▸ **WRITTEN TASK**:
Lines with "Write the TikZ code for this diagram." and "(11,9.5) -- (1137,9.5);" mark the range, both included. Reproduce exactly that stretch, without pictures.

** Start RAW DATA **

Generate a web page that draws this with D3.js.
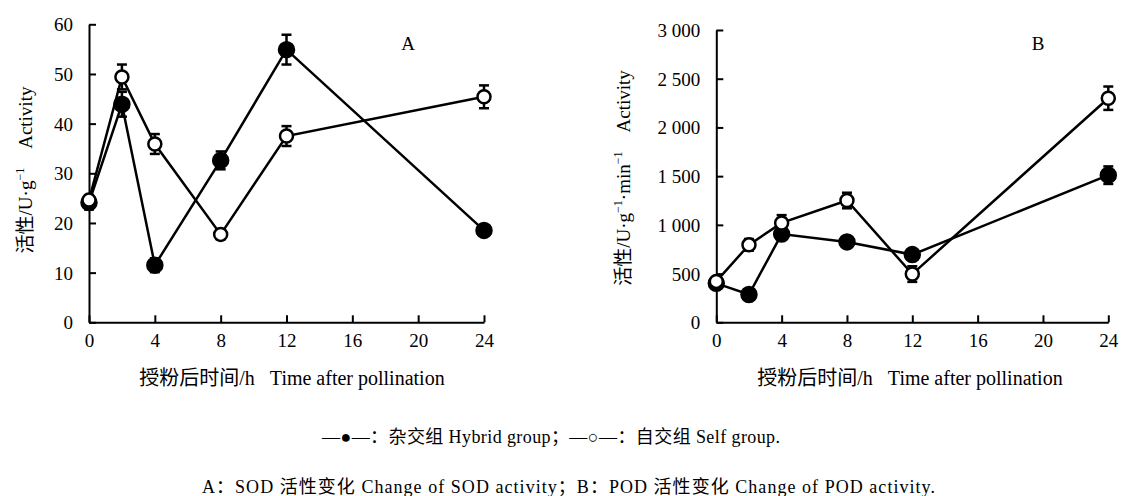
<!DOCTYPE html>
<html>
<head>
<meta charset="utf-8">
<script src="https://cdn.jsdelivr.net/npm/d3@7"></script>
<style>
  body { margin: 0; background: #fff; }
</style>
</head>
<body>
<svg id="fig" width="1126" height="496"></svg>
<script>
// time points (h)
var hours = [0, 2, 4, 8, 12, 24];
var xTicks = [0, 4, 8, 12, 16, 20, 24];

// A: SOD activity
var sodHybrid = [24.1, 43.9, 11.5, 32.6, 54.9, 18.5];
var sodHybridErr = [1.4, 2.5, 1.4, 1.8, 3.0, 0.5];
var sodSelf = [24.6, 49.4, 35.9, 17.7, 37.5, 45.4];
var sodSelfErr = [1.0, 2.5, 2.0, 1.0, 2.0, 2.3];
var sodTicks = [0, 10, 20, 30, 40, 50, 60];

// B: POD activity
var podHybrid = [400, 285, 905, 825, 695, 1510];
var podHybridErr = [30, 30, 40, 30, 30, 90];
var podSelf = [420, 795, 1020, 1250, 495, 2300];
var podSelfErr = [40, 60, 80, 80, 80, 120];
var podTicks = [0, 500, 1000, 1500, 2000, 2500, 3000];

var FONT = '"Liberation Serif", "Times New Roman", "Noto Sans CJK SC", serif';
var svg = d3.select("#fig");
var fmtSpace = d3.formatLocale({decimal: ".", thousands: " ", grouping: [3], currency: ["", ""]}).format(",");

function txt(sel) { return sel.style("font-family", FONT).attr("fill", "#000"); }

function panel(cfg) {
  var x = d3.scaleLinear().domain([0, 24]).range([cfg.x0, cfg.x1]);
  var y = d3.scaleLinear().domain([0, cfg.ymax]).range([322.3, cfg.ytop]);
  var g = svg.append("g");

  var xa = g.append("g")
    .attr("transform", "translate(0,322.3)")
    .call(d3.axisBottom(x).tickValues(xTicks).tickSize(-7).tickSizeOuter(0).tickPadding(11));
  var ya = g.append("g")
    .attr("transform", "translate(" + cfg.x0 + ",0)")
    .call(d3.axisLeft(y).tickValues(cfg.ticks).tickSize(-7).tickSizeOuter(0).tickPadding(16).tickFormat(cfg.fmt));
  [xa, ya].forEach(function(a) {
    a.select(".domain").attr("stroke", "#000").attr("stroke-width", 2);
    a.selectAll(".tick line").attr("stroke", "#000").attr("stroke-width", 2);
    txt(a.selectAll(".tick text").attr("font-size", 19));
  });
  ya.selectAll(".tick text").attr("dy", "0.34em");

  var line = d3.line().x(function(d, i) { return x(hours[i]); }).y(function(d) { return y(d); });

  var series = [
    {v: cfg.hybrid, e: cfg.hybridErr, fill: "#000"},
    {v: cfg.self, e: cfg.selfErr, fill: "#fff"}
  ];

  series.forEach(function(s) {
    g.append("path").datum(s.v)
      .attr("d", line).attr("fill", "none").attr("stroke", "#000").attr("stroke-width", 2.5);
  });

  series.forEach(function(s) {
    var eb = g.selectAll(null).data(s.v).enter().append("g");
    eb.append("line")
      .attr("x1", function(d, i) { return x(hours[i]); })
      .attr("x2", function(d, i) { return x(hours[i]); })
      .attr("y1", function(d, i) { return y(d + s.e[i]); })
      .attr("y2", function(d, i) { return y(d - s.e[i]); })
      .attr("stroke", "#000").attr("stroke-width", 2.5);
    [1, -1].forEach(function(sg) {
      eb.append("line")
        .attr("x1", function(d, i) { return x(hours[i]) - 5; })
        .attr("x2", function(d, i) { return x(hours[i]) + 5; })
        .attr("y1", function(d, i) { return y(d + sg * s.e[i]); })
        .attr("y2", function(d, i) { return y(d + sg * s.e[i]); })
        .attr("stroke", "#000").attr("stroke-width", 2.5);
    });
  });

  series.forEach(function(s) {
    g.selectAll(null).data(s.v).enter().append("circle")
      .attr("cx", function(d, i) { return x(hours[i]); })
      .attr("cy", function(d) { return y(d); })
      .attr("r", s.fill === "#000" ? 7.5 : 6.5)
      .attr("fill", s.fill)
      .attr("stroke", "#000").attr("stroke-width", 2.5);
  });

  // panel letter
  txt(g.append("text")).attr("x", cfg.letterX).attr("y", 50).attr("font-size", 19)
    .attr("text-anchor", "middle").text(cfg.letter);

  // x title
  txt(g.append("text")).attr("x", cfg.titleX).attr("y", 385).attr("font-size", 20)
    .attr("text-anchor", "middle").text("授粉后时间/h\u00a0\u00a0\u00a0Time after pollination");

  // y title
  var yt = txt(g.append("text"))
    .attr("transform", "translate(" + cfg.ylabX + "," + cfg.ylabY + ") rotate(-90)")
    .attr("text-anchor", "middle").attr("font-size", 19);
  cfg.ylab.forEach(function(p) {
    var t = yt.append("tspan").text(p.t);
    if (p.sup) t.attr("font-size", 12).attr("dy", -8);
    if (p.down) t.attr("dy", 8);
  });
}

panel({
  x0: 89, x1: 484, ytop: 24.3, ymax: 60, ticks: sodTicks, fmt: d3.format("d"),
  hybrid: sodHybrid, hybridErr: sodHybridErr, self: sodSelf, selfErr: sodSelfErr,
  letter: "A", letterX: 408, titleX: 292, ylabX: 32, ylabY: 170,
  ylab: [{t: "活性/U·g"}, {t: "−1", sup: true}, {t: "\u00a0\u00a0\u00a0\u00a0Activity", down: true}]
});

panel({
  x0: 716.3, x1: 1108.3, ytop: 30, ymax: 3000, ticks: podTicks, fmt: fmtSpace,
  hybrid: podHybrid, hybridErr: podHybridErr, self: podSelf, selfErr: podSelfErr,
  letter: "B", letterX: 1038, titleX: 910, ylabX: 630, ylabY: 178,
  ylab: [{t: "活性/U·g"}, {t: "−1", sup: true}, {t: "·min", down: true}, {t: "−1", sup: true},
         {t: "\u00a0\u00a0\u00a0\u00a0Activity", down: true}]
});

// legend and caption
txt(svg.append("text")).attr("x", 322).attr("y", 443).attr("font-size", 18)
  .attr("textLength", 458).attr("lengthAdjust", "spacing")
  .text("—●—：杂交组 Hybrid group；—○—：自交组 Self group.");
txt(svg.append("text")).attr("x", 202).attr("y", 493).attr("font-size", 18)
  .attr("textLength", 733).attr("lengthAdjust", "spacing")
  .text("A：SOD 活性变化 Change of SOD activity；B：POD 活性变化 Change of POD activity.");
</script>
</body>
</html>
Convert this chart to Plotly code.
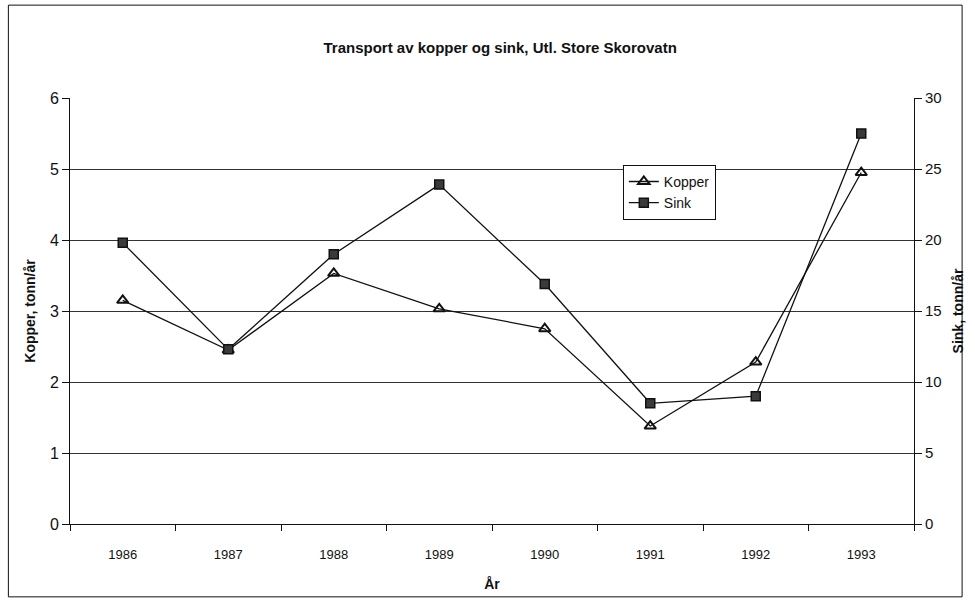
import plotly.graph_objects as go

# Annual transport from the Store Skorovatn outlet
years = ["1986", "1987", "1988", "1989", "1990", "1991", "1992", "1993"]
kopper = [3.15, 2.45, 3.53, 3.03, 2.75, 1.38, 2.28, 4.95]   # tonn/år, left axis
sink = [19.8, 12.3, 19.0, 23.9, 16.9, 8.5, 9.0, 27.5]        # tonn/år, right axis

left_ticks = [0, 1, 2, 3, 4, 5, 6]
right_ticks = [0, 5, 10, 15, 20, 25, 30]

FONT = "Liberation Sans"
INK = "#111111"

fig = go.Figure()

fig.add_trace(go.Scatter(
    x=years, y=kopper, name="Kopper", mode="lines+markers",
    line=dict(color=INK, width=1.3),
    marker=dict(symbol="triangle-up-open", size=10, color=INK,
                line=dict(width=2, color=INK)),
    yaxis="y",
))
fig.add_trace(go.Scatter(
    x=years, y=sink, name="Sink", mode="lines+markers",
    line=dict(color=INK, width=1.3),
    marker=dict(symbol="square", size=9, color="#3a3a3a",
                line=dict(width=1.5, color=INK)),
    yaxis="y2",
))

fig.update_layout(
    width=975, height=603,
    margin=dict(l=70, r=55, t=98, b=79),
    paper_bgcolor="white", plot_bgcolor="white",
    font=dict(family=FONT, color=INK, size=14),
    showlegend=True,
    title=dict(
        text="<b>Transport av kopper og sink, Utl. Store Skorovatn</b>",
        x=0.513, xanchor="center", y=1 - 48 / 603, yanchor="middle",
        font=dict(size=15, family=FONT, color=INK),
    ),
    xaxis=dict(
        type="category", categoryorder="array", categoryarray=years,
        range=[-0.5, len(years) - 0.5],
        tickson="boundaries", ticks="outside", ticklen=6, tickcolor=INK,
        ticklabelstandoff=18,
        showline=True, linecolor=INK, linewidth=1, mirror=False,
        showgrid=False, zeroline=False,
        tickfont=dict(size=13, family=FONT),
        title=dict(text="<b>År</b>", font=dict(size=14), standoff=18),
    ),
    yaxis=dict(
        range=[0, 6], tickvals=left_ticks,
        ticks="outside", ticklen=7, tickcolor=INK,
        showline=True, linecolor=INK, linewidth=1,
        showgrid=True, gridcolor="#333333", gridwidth=1, zeroline=False,
        tickfont=dict(size=16, family=FONT),
        title=dict(text="<b>Kopper, tonn/år</b>", font=dict(size=14), standoff=10),
    ),
    yaxis2=dict(
        range=[0, 30], tickvals=right_ticks,
        overlaying="y", side="right",
        ticks="outside", ticklen=7, tickcolor=INK,
        showline=True, linecolor=INK, linewidth=1,
        showgrid=False, zeroline=False,
        tickfont=dict(size=15, family=FONT),
        title=dict(text="<b>Sink, tonn/år</b>", font=dict(size=14), standoff=12),
    ),
    legend=dict(
        x=0.655, y=0.843, xanchor="left", yanchor="top",
        bgcolor="white", bordercolor=INK, borderwidth=1,
        font=dict(size=14, family=FONT),
        itemwidth=30, tracegroupgap=0,
    ),
    shapes=[dict(
        type="rect", xref="paper", yref="paper",
        x0=-0.073, x1=1.057, y0=-0.171, y1=1.218,
        line=dict(color=INK, width=1), fillcolor="rgba(0,0,0,0)",
        layer="below",
    )],
)

fig.write_html("out.html")
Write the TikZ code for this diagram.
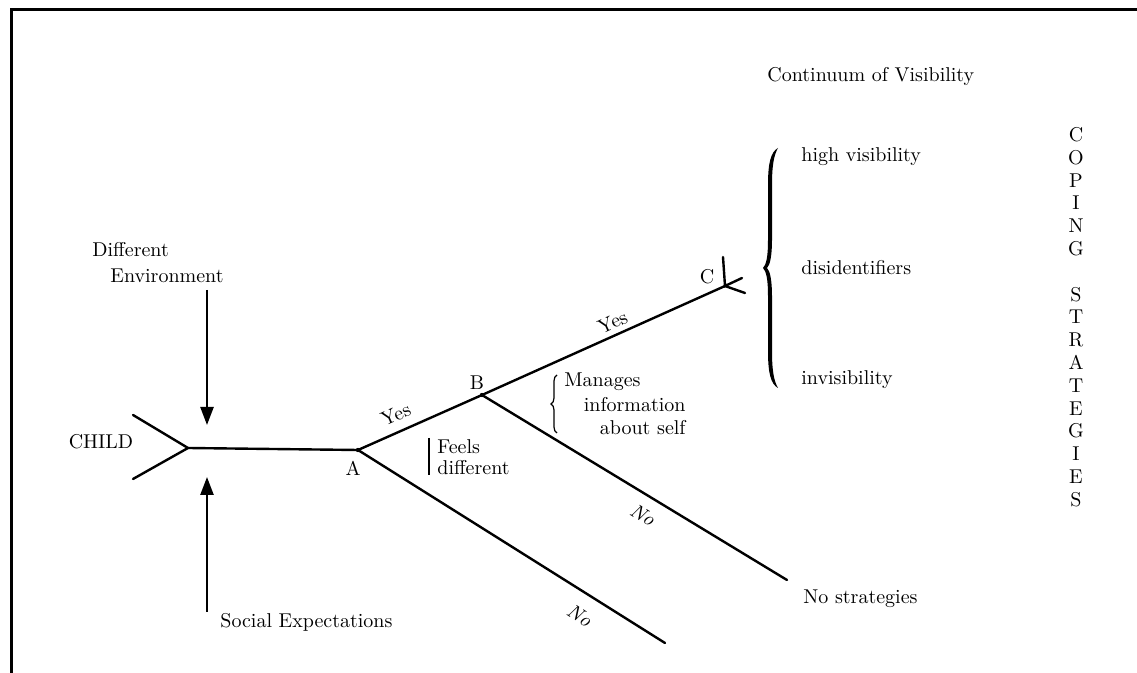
\documentclass[tikz,border=0pt]{standalone}
\usetikzlibrary{arrows.meta,decorations.pathreplacing}
\begin{document}
\begin{tikzpicture}[x=0.5pt,y=-0.5pt,
  line/.style={line width=1.2pt,line cap=round},
  thin/.style={line width=0.6pt},
  arr/.style={line width=1.2pt,-{Triangle[length=9pt,width=6.5pt]}},
  lbl/.style={font=\fontsize{10}{12}\selectfont,inner sep=0pt},
  edgelbl/.style={font=\fontsize{10}{12}\selectfont,inner sep=0pt,sloped}]
\useasboundingbox (0,0) rectangle (1137,673);
\draw[line width=1.5pt] (11,673) -- (11,9.5) -- (1137,9.5);

% main tree
\node[lbl] (child) at (101,442) {CHILD};
\coordinate (fork) at (188,448);
\coordinate (fu) at (133,415);
\coordinate (fl) at (133,479);
\coordinate (A) at (358,450);
\coordinate (B) at (482,395);
\coordinate (C) at (725,286);
\coordinate (Aend) at (665,643);
\coordinate (Bend) at (787,580);
\coordinate (Cup) at (723,257);
\coordinate (Cr1) at (742,278);
\coordinate (Cr2) at (745,293);

\draw[line] (fu) -- (fork) -- (fl);
\draw[line] (fork) -- (A);
\draw[line] (A) -- node[edgelbl,above=4.4pt,pos=0.36]{Yes} (B);
\draw[line] (B) -- node[edgelbl,above=2.5pt,pos=0.56]{Yes} (C);
\draw[line] (A) -- node[edgelbl,below=7pt,pos=0.76]{\textit{No}} (Aend);
\draw[line] (B) -- node[edgelbl,below=5.5pt,pos=0.56]{\textit{No}} (Bend);
\draw[line] (Cup) -- (C) -- (Cr1);
\draw[line] (C) -- (Cr2);
\fill (A) circle (2.2);
\fill (B) circle (2.2);

\node[lbl] (la) at (353,468) {A};
\node[lbl] (lb) at (477,383) {B};
\node[lbl] (lc) at (707,277) {C};

% influences
\node[lbl,anchor=west] (diff) at (92,250) {Different};
\node[lbl,anchor=west] (env) at (110,276) {Environment};
\coordinate (dtop) at (207,290);
\coordinate (dtip) at (207,425);
\draw[arr] (dtop) -- (dtip);
\node[lbl,anchor=west] (soc) at (220,622) {Social Expectations};
\coordinate (ubot) at (207,612);
\coordinate (utip) at (207,477);
\draw[arr] (ubot) -- (utip);

% feels different
\draw[thin] (429,438) -- (429,475);
\node[lbl,anchor=west] (feels) at (437,447) {Feels};
\node[lbl,anchor=west] (diffr) at (437,468) {different};

% manages information
\draw[thin,decorate,decoration={brace,amplitude=3pt}] (557,433) -- (557,375);
\node[lbl,anchor=west] (man) at (564,382) {Manages};
\node[lbl,anchor=east] (info) at (686,405) {information};
\node[lbl,anchor=east] (about) at (686,428) {about self};

% big brace
\fill (778,148) .. controls (771,152) and (768,162) .. (768,185) -- (768,240)
  .. controls (768,258) and (766,265) .. (763,268)
  .. controls (766,271) and (768,278) .. (768,296) -- (768,351)
  .. controls (768,374) and (771,384) .. (778,388)
  .. controls (774,381) and (772,371) .. (772,351) -- (772,296)
  .. controls (772,280) and (770,271) .. (767,268)
  .. controls (770,265) and (772,256) .. (772,240) -- (772,185)
  .. controls (772,165) and (774,155) .. (778,148) -- cycle;

\node[lbl,anchor=west] (cont) at (767,77) {Continuum of Visibility};
\node[lbl,anchor=west] (high) at (801,157) {high visibility};
\node[lbl,anchor=west] (disid) at (801,268) {disidentifiers};
\node[lbl,anchor=west] (invis) at (801,380) {invisibility};
\node[lbl,anchor=west] (nostrat) at (803,599) {No strategies};

\node[lbl,align=center,anchor=north,font=\fontsize{10}{11.4}\selectfont] (cope) at (1076,127)
  {C\\O\\P\\I\\N\\G\\[11.4pt]S\\T\\R\\A\\T\\E\\G\\I\\E\\S};
\end{tikzpicture}
\end{document}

** End RAW DATA **

▸ **PROBLEM SOLUTION**:
Write the TikZ code for this diagram.
\documentclass[tikz,border=0pt]{standalone}
\usetikzlibrary{arrows.meta,decorations.pathreplacing}
\begin{document}
\begin{tikzpicture}[x=0.5pt,y=-0.5pt,
  line/.style={line width=1.2pt,line cap=round},
  thin/.style={line width=0.6pt},
  arr/.style={line width=1.2pt,-{Triangle[length=9pt,width=6.5pt]}},
  lbl/.style={font=\fontsize{10}{12}\selectfont,inner sep=0pt},
  edgelbl/.style={font=\fontsize{10}{12}\selectfont,inner sep=0pt,sloped}]
\useasboundingbox (0,0) rectangle (1137,673);
\draw[line width=1.5pt] (11,673) -- (11,9.5) -- (1137,9.5);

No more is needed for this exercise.